Hi @hkchengrex thanks for the comments! I can raise the revision after you address the comment I left about torch.argmax. Along with this, while you were reviewing the PR I was able to fix the issue with the original shortcuts not working on Mac. Would you prefer I update this PR or raise a new one after?

I also saw undo was partially implemented and I have a working implementation locally, but would you prefer the published code to not have the undo functionality?

hkchengrex commented 1 year ago

Hi,

I have made some minor changes to the aesthetic (PyQt6 does not expand the draw area properly). I have also changed the video output format to mp4 and coded some backward compatibility for older PyTorch without MPS. I changed the "mask LCD" to "object dial", and changed it from a text box to a spin box for better input validation. Can you test that it still works on Mac?

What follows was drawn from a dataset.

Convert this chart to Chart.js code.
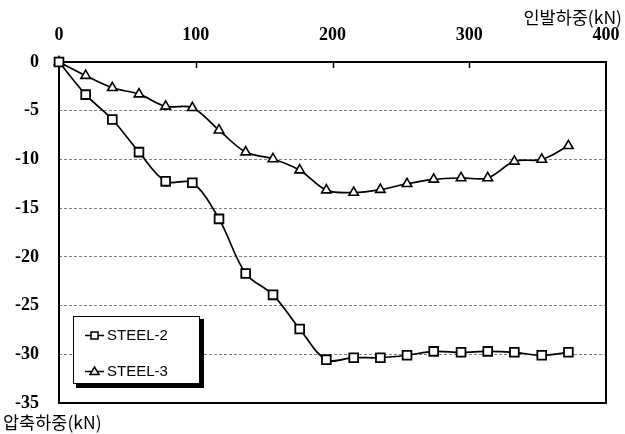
<!DOCTYPE html>
<html>
<head>
<meta charset="utf-8">
<script src="https://cdn.jsdelivr.net/npm/chart.js@4/dist/chart.umd.min.js"></script>
<style>
  html, body { margin: 0; padding: 0; background: #fff; }
  #wrap { width: 625px; height: 434px; }
</style>
</head>
<body>
<div id="wrap"><canvas id="c" width="625" height="434"></canvas></div>
<script>
// ---- data ----
const loads  = [0, 19.5, 39, 58.5, 78, 97.5, 117, 136.5, 156.5, 176, 195.5, 215.5, 235, 254.5, 274, 294, 313.5, 333, 353, 372.5];
const steel2 = [0, -3.35, -5.9, -9.25, -12.25, -12.4, -16.1, -21.7, -23.9, -27.4, -30.55, -30.35, -30.35, -30.1, -29.7, -29.8, -29.7, -29.8, -30.1, -29.8];
const steel3 = [0, -1.4, -2.65, -3.3, -4.55, -4.7, -7.0, -9.25, -9.95, -11.1, -13.15, -13.4, -13.1, -12.5, -12.05, -11.9, -11.9, -10.2, -10.0, -8.6];
const seriesNames = ['STEEL-2', 'STEEL-3'];
const xTicks = [0, 100, 200, 300, 400];
const yTicks = [0, -5, -10, -15, -20, -25, -30, -35];
const xTitle = '인발하중(kN)';
const yTitle = '압축하중(kN)';

const tickFont = { family: "'Liberation Serif', 'Times New Roman', serif", size: 18, weight: 'bold' };
const koFont = "17.5px 'Noto Sans CJK KR', sans-serif";
const legendFont = "15px 'Liberation Sans', Arial, sans-serif";

function toPoints(xs, ys) { return xs.map((x, i) => ({ x: x, y: ys[i] })); }

const decor = {
  id: 'decor',
  beforeDatasetsDraw(chart) {
    const { ctx, chartArea: a, scales } = chart;
    ctx.save();
    ctx.strokeStyle = '#000';
    ctx.lineWidth = 1.5;
    xTicks.slice(1, -1).forEach(v => {
      const px = Math.round(scales.x.getPixelForValue(v)) + 0.5;
      ctx.beginPath(); ctx.moveTo(px, a.top); ctx.lineTo(px, a.top + 6); ctx.stroke();
    });
    ctx.lineWidth = 2;
    ctx.strokeRect(a.left, a.top, a.right - a.left, a.bottom - a.top);
    ctx.restore();
  },
  afterDatasetsDraw(chart) {
    const { ctx } = chart;
    ctx.save();
    ctx.fillStyle = '#000';
    ctx.font = koFont;
    ctx.textBaseline = 'middle';
    ctx.textAlign = 'right';
    ctx.fillText(xTitle, 622, 17);
    ctx.textAlign = 'left';
    ctx.fillText(yTitle, 3, 422);
    // legend box with shadow
    const bx = 73, by = 316, bw = 127, bh = 68;
    ctx.fillStyle = '#000';
    ctx.fillRect(bx + 3, by + 3, bw + 1, bh + 1);
    ctx.fillStyle = '#fff';
    ctx.fillRect(bx, by, bw, bh);
    ctx.strokeStyle = '#000';
    ctx.lineWidth = 1;
    ctx.strokeRect(bx + 0.5, by + 0.5, bw - 1, bh - 1);
    const rows = [335, 371];
    chart.data.datasets.forEach((ds, i) => {
      const y = rows[i];
      ctx.strokeStyle = '#000';
      ctx.lineWidth = 1.5;
      ctx.beginPath(); ctx.moveTo(85, y + 0.5); ctx.lineTo(104, y + 0.5); ctx.stroke();
      ctx.fillStyle = '#fff';
      ctx.beginPath();
      if (ds.pointStyle === 'rect') { ctx.rect(91, y - 3, 7, 7); }
      else { ctx.moveTo(94.5, y - 4); ctx.lineTo(99, y + 3.5); ctx.lineTo(90, y + 3.5); ctx.closePath(); }
      ctx.fill(); ctx.stroke();
      ctx.fillStyle = '#000';
      ctx.font = legendFont;
      ctx.textAlign = 'left';
      ctx.textBaseline = 'middle';
      ctx.fillText(ds.label, 107, y + 1);
    });
    ctx.restore();
  }
};

new Chart(document.getElementById('c'), {
  type: 'line',
  data: {
    datasets: [
      {
        label: seriesNames[0], data: toPoints(loads, steel2),
        borderColor: '#000', borderWidth: 1.7, tension: 0.35,
        pointStyle: 'rect', pointRadius: 6.2, pointBorderWidth: 1.8,
        pointBackgroundColor: '#fff', pointBorderColor: '#000', clip: false
      },
      {
        label: seriesNames[1], data: toPoints(loads, steel3),
        borderColor: '#000', borderWidth: 1.7, tension: 0.35,
        pointStyle: 'triangle', pointRadius: 5.5, pointBorderWidth: 1.6,
        pointBackgroundColor: '#fff', pointBorderColor: '#000', clip: false
      }
    ]
  },
  options: {
    responsive: false,
    animation: false,
    devicePixelRatio: 1,
    layout: { padding: { left: 0, right: 19, top: 0, bottom: 31 } },
    plugins: { legend: { display: false }, tooltip: { enabled: false } },
    scales: {
      x: {
        type: 'linear', position: 'top', min: 0, max: 400,
        afterBuildTicks: s => { s.ticks = xTicks.map(v => ({ value: v })); },
        afterFit: s => { s.height = 62; s.paddingLeft = 0; s.paddingRight = 0; },
        ticks: { font: tickFont, color: '#000', padding: 16, maxRotation: 0, autoSkip: false,
                 callback: v => String(v) },
        grid: { display: false, drawTicks: false },
        border: { display: false }
      },
      y: {
        type: 'linear', min: -35, max: 0,
        afterBuildTicks: s => { s.ticks = yTicks.map(v => ({ value: v })); },
        afterFit: s => { s.width = 59; s.paddingTop = 0; s.paddingBottom = 0; },
        ticks: { font: tickFont, color: '#000', padding: 20, autoSkip: false,
                 callback: v => String(v) },
        grid: {
          drawTicks: false,
          color: c => (c.tick && (c.tick.value === 0 || c.tick.value === -35)) ? 'rgba(0,0,0,0)' : '#7f7f7f',
          lineWidth: 1
        },
        border: { display: false, dash: [3, 2] }
      }
    }
  },
  plugins: [decor]
});
</script>
</body>
</html>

Feel free to push any more fixes to the shortcuts. As for the "undo" function, I left it out because it was too time-consuming to make bug-free. Pull requests for this function are definitely welcomed. I would expect a working undo function to go into each of the interaction types (e.g., we can undo click/scribble/free drawing) and restore states perfectly (i.e., if the user reset the mask with a click interaction and regretted it, they can always go back). The MiVOS version does not do this perfectly which is why I abandoned it here. That would be quite a lot of code changes orthogonal to the current one so it should be a different pull request.

hkchengrex commented 1 year ago

I'm merging because this adds good functionalities with no apparent bugs. Thank you for your contribution.